You need two things to find your way to a place: a map and a compass (Or one of those GPS navigation systems, such as a RoadPilot that combines the two). The first shows your current location in relation to your destination, and the second tells you the direction you are moving in. Biologists believe that animals have these instruments hard-wired in their brains and sensory organs.
Navigation in homing pigeons was studied for over half a century. Since the sense of sight is useful only if you are in a familiar place, experimenters wondered if pigeons used the sun to navigate. Shifting the birds' body clock by artificially lighting their lofts at night and darkening them during the day neutralises this system. When released on sunny days, the unfortunate birds were disoriented, and couldn't find their way home. But on overcast days, they had no problems at all because in the absence of the sun, they may have been relying on another navigation system.
Perhaps, they were using the earth's magnetic field. Like many birds and animals, pigeons have magnetite (or iron oxide) particles on the upper part of their beaks (we have a single crystal between our eyes and behind the nose, and minute crystals in the brain), which help them sense the earth's magnetic field, like a compass. To deactivate this sense, experimenters attached magnets to the birds' heads, and anaesthetised their upper beaks. Such magnet-neutralised birds got lost on overcast days (because they couldn't navigate using the magnetic field or the sun), while on sunny days, they found their way to the loft. If deprived of one sense, the pigeons appear to be compensating with another.
An American geologist, Jon Hagstrum, came up with yet another theory to explain how birds are able to tell where they are. The earth's crust is thought to make a constant low frequency infrasound. Like the magnetic field, every part of the planet has its own sonic signature, and Hagstrum says that some birds may be able to hear these infrasounds and recognise where they are. Some others suggest smell may play a part while others disagree. So, the jury is still out. Whether animals use sight, smell, sun, stars, the earth's magnetic field, infrasound or a combinations of these remains a magical mystery.
I should mention that homing pigeons are selectively bred for their remarkable ability to return home from hundreds of km away. In other words, it is a genetic trait; some have it and others don't. Likewise, not all animals that are displaced find their way home, some get lost and wander aimlessly.

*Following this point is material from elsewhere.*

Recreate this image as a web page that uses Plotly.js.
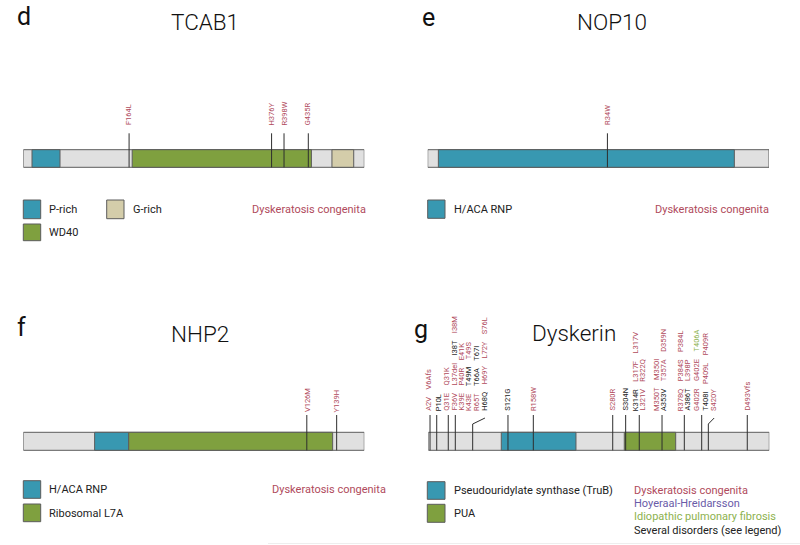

Over the years, Rom and I have argued over who has the better sense of direction just like so many others. But one exceptional field researcher, J. Vijaya, had a remarkable sense of direction. Apparently, she would wander through an unfamiliar forest without notching a tree or snapping a branch, and yet unerringly find her way back. We don't know how she did it!
Back home, a couple of years ago, this homing instinct backfired on me when our war on the Croc Bank ants began in earnest. I remembered ma-in-law's dictum as well as our previous experience at the Croc Bank.

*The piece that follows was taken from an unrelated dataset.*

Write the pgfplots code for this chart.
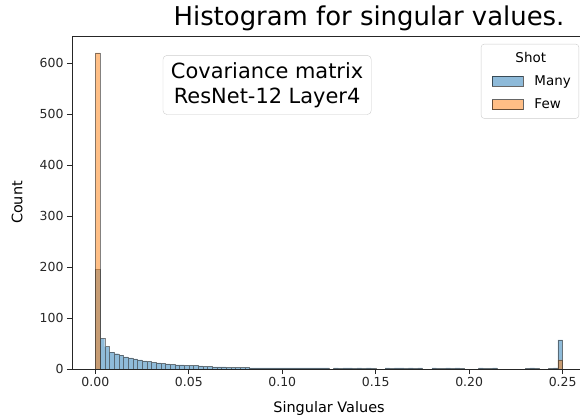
\documentclass[border=0pt]{standalone}
\usepackage{pgfplots}
\pgfplotsset{compat=1.18}
\usepackage{pgfplotstable}
\usepackage{fontspec}
\setmainfont{DejaVu Sans}
\definecolor{sbblue}{HTML}{1F77B4}
\definecolor{sborange}{HTML}{FF7F0E}
\pgfplotstableread{
x many few
0.0000 195 620
0.0025 60 0
0.0050 44 0
0.0075 33 0
0.0100 30 0
0.0125 27 0
0.0150 24 0
0.0175 22 0
0.0200 20 0
0.0225 18 0
0.0250 16 0
0.0275 15 0
0.0300 13 0
0.0325 12 0
0.0350 11 0
0.0375 10 0
0.0400 9 0
0.0425 8 0
0.0450 8 0
0.0475 7 0
0.0500 7 0
0.0525 7 0
0.0550 6 0
0.0575 5 0
0.0600 5 0
0.0625 4 0
0.0650 4 0
0.0675 4 0
0.0700 3 0
0.0725 3 0
0.0750 3 0
0.0775 3 0
0.0800 3 0
0.0825 2 0
0.0850 2 0
0.0875 2 0
0.0900 2 0
0.0925 2 0
0.0950 2 0
0.0975 2 0
0.1000 2 0
0.1025 2 0
0.1050 2 0
0.1075 2 0
0.1100 2 0
0.1125 2 0
0.1150 2 0
0.1175 2 0
0.1200 2 0
0.1225 2 0
0.1250 0 0
0.1275 2 0
0.1300 1 0
0.1325 2 0
0.1350 2 0
0.1375 1 0
0.1400 2 0
0.1425 1 0
0.1450 2 0
0.1475 1 0
0.1500 0 0
0.1525 0 0
0.1550 2 0
0.1575 1 0
0.1600 2 0
0.1625 2 0
0.1650 1 0
0.1675 2 0
0.1700 1 0
0.1725 2 0
0.1750 0 0
0.1775 0 0
0.1800 2 0
0.1825 1 0
0.1850 1 0
0.1875 2 0
0.1900 1 0
0.1925 2 0
0.1950 1 0
0.1975 0 0
0.2000 0 0
0.2025 0 0
0.2050 2 0
0.2075 1 0
0.2100 1 0
0.2125 2 0
0.2150 0 0
0.2175 0 0
0.2200 0 0
0.2225 0 0
0.2250 0 0
0.2275 0 0
0.2300 1 0
0.2325 2 0
0.2350 1 0
0.2375 0 0
0.2400 0 0
0.2425 1 0
0.2450 2 0
0.2475 57 18
0.2500 0 0
}\histdata
\begin{document}
\begin{tikzpicture}
\useasboundingbox (-72bp,-49bp) rectangle (508bp,369bp);
\begin{axis}[
  scale only axis,
  width=514bp, height=333bp,
  anchor=south west, at={(0,0)},
  xmin=-0.0125, xmax=0.2625,
  ymin=0, ymax=653,
  xtick={0,0.05,0.1,0.15,0.2,0.25},
  ytick={0,100,200,300,400,500,600},
  xticklabel style={/pgf/number format/.cd,fixed,fixed zerofill,precision=2},
  /pgf/number format/assume math mode=true,
  tick label style={font=\fontsize{12.5}{14}\selectfont, text=black!85},
  tick align=outside,
  major tick length=5bp,
  xtick pos=bottom, ytick pos=left,
  axis line style={black!85, line width=0.7pt},
  tick style={black!85, line width=0.7pt},
  xlabel={Singular Values}, ylabel={Count},
  label style={font=\fontsize{14.5}{16}\selectfont},
  xlabel style={at={(axis description cs:0.5,0)}, anchor=center, yshift=-40bp},
  ylabel style={at={(axis description cs:-0.107,0.5)}, anchor=center},
  legend style={at={(rel axis cs:0.9864,0.976)}, anchor=north east,
    draw=black!20, rounded corners=3pt, fill=white,
    font=\fontsize{13.5}{16}\selectfont, cells={anchor=west},
    row sep=8pt, column sep=9pt, inner xsep=6bp, inner ysep=6bp},
]
\addlegendimage{empty legend}
\addlegendentry{\hspace*{-19bp}Shot}
\addplot[ybar interval, fill=sbblue, fill opacity=0.5, draw=black!80, draw opacity=0.6, line width=0.4pt,
  legend image code/.code={\draw[sharp corners, fill=sbblue, fill opacity=0.5, draw=black, line width=0.7pt] (5bp,-5bp) rectangle (36bp,5bp);}]
  table[x=x, y=many] {\histdata};
\addlegendentry{Many}
\addplot[ybar interval, fill=sborange, fill opacity=0.5, draw=black!80, draw opacity=0.6, line width=0.4pt,
  legend image code/.code={\draw[sharp corners, fill=sborange, fill opacity=0.5, draw=black, line width=0.7pt] (5bp,-5bp) rectangle (36bp,5bp);}]
  table[x=x, y=few] {\histdata};
\addlegendentry{Few}
\node[draw=black!20, rounded corners=4pt, fill=white, align=center,
  font=\fontsize{21}{25}\selectfont, inner xsep=8pt, inner ysep=7pt]
  at (axis cs:0.0919,557) {Covariance matrix\\ResNet-12 Layer4};
\end{axis}
\node[font=\fontsize{26}{30}\selectfont] at (297bp,351bp) {Histogram for singular values.};
\end{tikzpicture}
\end{document}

Grudgingly, I caught two toads from the garden, and left them under the sink. They wouldn't have any of it; they ran back into the garden at the first opportunity. Feeling a little like the shame-faced princess who had to kiss the toad, I gave them a nice cosy little cardboard box. They didn't want that either.
So, I swore that the next toad which came into the house would get red carpet treatment, stinky scats notwithstanding. I'll even kiss it, as long as it takes care of the ants from hell!